DATASET EXCERPT -
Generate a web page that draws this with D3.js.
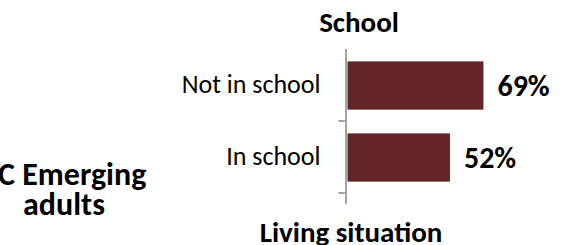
<!DOCTYPE html>
<html><head><meta charset="utf-8">
<script src="https://cdn.jsdelivr.net/npm/d3@7"></script>
<style>
html,body{margin:0;padding:0;background:#fff;}
svg{display:block;font-family:Carlito, Calibri, Lato, sans-serif;}
</style></head>
<body><svg id="chart" width="582" height="245"></svg>
<script>
const categories = ["Not in school", "In school"];
const values = [69, 52];
const valueLabels = ["69%", "52%"];
const chartTitle = "School";
const axisTitle = "Living situation";
const panelLabel = ["C Emerging", "adults"];

const svg = d3.select("#chart");
const x0 = 347.5;
const x = d3.scaleLinear().domain([0, 100]).range([x0, x0 + 197]);
const y = d3.scaleBand().domain(categories).range([49, 193]).padding(0);
const barH = y.bandwidth() * 0.67;
const barColor = "#632526";
const axisColor = "#a5a5a5";

svg.selectAll("rect.bar").data(categories).enter().append("rect")
  .attr("class", "bar")
  .attr("x", x(0))
  .attr("y", d => y(d) + (y.bandwidth() - barH) / 2 + 0.5)
  .attr("width", (d, i) => x(values[i]) - x(0))
  .attr("height", barH)
  .attr("fill", barColor);

svg.append("line")
  .attr("x1", x0 - 1.5).attr("x2", x0 - 1.5)
  .attr("y1", 49).attr("y2", 204)
  .attr("stroke", axisColor).attr("stroke-width", 2);

svg.selectAll("line.tick").data(categories).enter().append("line")
  .attr("class", "tick")
  .attr("x1", x0 - 9).attr("x2", x0 - 1.5)
  .attr("y1", d => y(d) + y.bandwidth())
  .attr("y2", d => y(d) + y.bandwidth())
  .attr("stroke", axisColor).attr("stroke-width", 2);

svg.selectAll("text.cat").data(categories).enter().append("text")
  .attr("class", "cat")
  .attr("x", x0 - 27)
  .attr("y", d => y(d) + y.bandwidth() / 2 + 7.5)
  .attr("text-anchor", "end")
  .attr("font-size", 26)
  .attr("fill", "#000")
  .text(d => d);

svg.selectAll("text.val").data(categories).enter().append("text")
  .attr("class", "val")
  .attr("x", (d, i) => x(values[i]) + 14)
  .attr("y", d => y(d) + y.bandwidth() / 2 + 10.5)
  .attr("font-size", 30)
  .attr("font-weight", "bold")
  .attr("fill", "#000")
  .text((d, i) => valueLabels[i]);

svg.append("text")
  .attr("x", 359).attr("y", 32)
  .attr("text-anchor", "middle")
  .attr("font-size", 29).attr("font-weight", "bold")
  .text(chartTitle);

svg.append("text")
  .attr("x", 351).attr("y", 242)
  .attr("text-anchor", "middle")
  .attr("font-size", 29).attr("font-weight", "bold")
  .text(axisTitle);

svg.append("text")
  .attr("x", -2).attr("y", 185)
  .attr("font-size", 32).attr("font-weight", "bold")
  .text(panelLabel[0]);
svg.append("text")
  .attr("x", 64).attr("y", 215)
  .attr("text-anchor", "middle")
  .attr("font-size", 32).attr("font-weight", "bold")
  .text(panelLabel[1]);
</script>
</body></html>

WORK TO COMPLETE - Print, exactly as written, the lines above from the first one to the one containing "i) => valueLabels[i]);". Leave out pictures.

WORKED SOLUTION -
Generate a web page that draws this with D3.js.
<!DOCTYPE html>
<html><head><meta charset="utf-8">
<script src="https://cdn.jsdelivr.net/npm/d3@7"></script>
<style>
html,body{margin:0;padding:0;background:#fff;}
svg{display:block;font-family:Carlito, Calibri, Lato, sans-serif;}
</style></head>
<body><svg id="chart" width="582" height="245"></svg>
<script>
const categories = ["Not in school", "In school"];
const values = [69, 52];
const valueLabels = ["69%", "52%"];
const chartTitle = "School";
const axisTitle = "Living situation";
const panelLabel = ["C Emerging", "adults"];

const svg = d3.select("#chart");
const x0 = 347.5;
const x = d3.scaleLinear().domain([0, 100]).range([x0, x0 + 197]);
const y = d3.scaleBand().domain(categories).range([49, 193]).padding(0);
const barH = y.bandwidth() * 0.67;
const barColor = "#632526";
const axisColor = "#a5a5a5";

svg.selectAll("rect.bar").data(categories).enter().append("rect")
  .attr("class", "bar")
  .attr("x", x(0))
  .attr("y", d => y(d) + (y.bandwidth() - barH) / 2 + 0.5)
  .attr("width", (d, i) => x(values[i]) - x(0))
  .attr("height", barH)
  .attr("fill", barColor);

svg.append("line")
  .attr("x1", x0 - 1.5).attr("x2", x0 - 1.5)
  .attr("y1", 49).attr("y2", 204)
  .attr("stroke", axisColor).attr("stroke-width", 2);

svg.selectAll("line.tick").data(categories).enter().append("line")
  .attr("class", "tick")
  .attr("x1", x0 - 9).attr("x2", x0 - 1.5)
  .attr("y1", d => y(d) + y.bandwidth())
  .attr("y2", d => y(d) + y.bandwidth())
  .attr("stroke", axisColor).attr("stroke-width", 2);

svg.selectAll("text.cat").data(categories).enter().append("text")
  .attr("class", "cat")
  .attr("x", x0 - 27)
  .attr("y", d => y(d) + y.bandwidth() / 2 + 7.5)
  .attr("text-anchor", "end")
  .attr("font-size", 26)
  .attr("fill", "#000")
  .text(d => d);

svg.selectAll("text.val").data(categories).enter().append("text")
  .attr("class", "val")
  .attr("x", (d, i) => x(values[i]) + 14)
  .attr("y", d => y(d) + y.bandwidth() / 2 + 10.5)
  .attr("font-size", 30)
  .attr("font-weight", "bold")
  .attr("fill", "#000")
  .text((d, i) => valueLabels[i]);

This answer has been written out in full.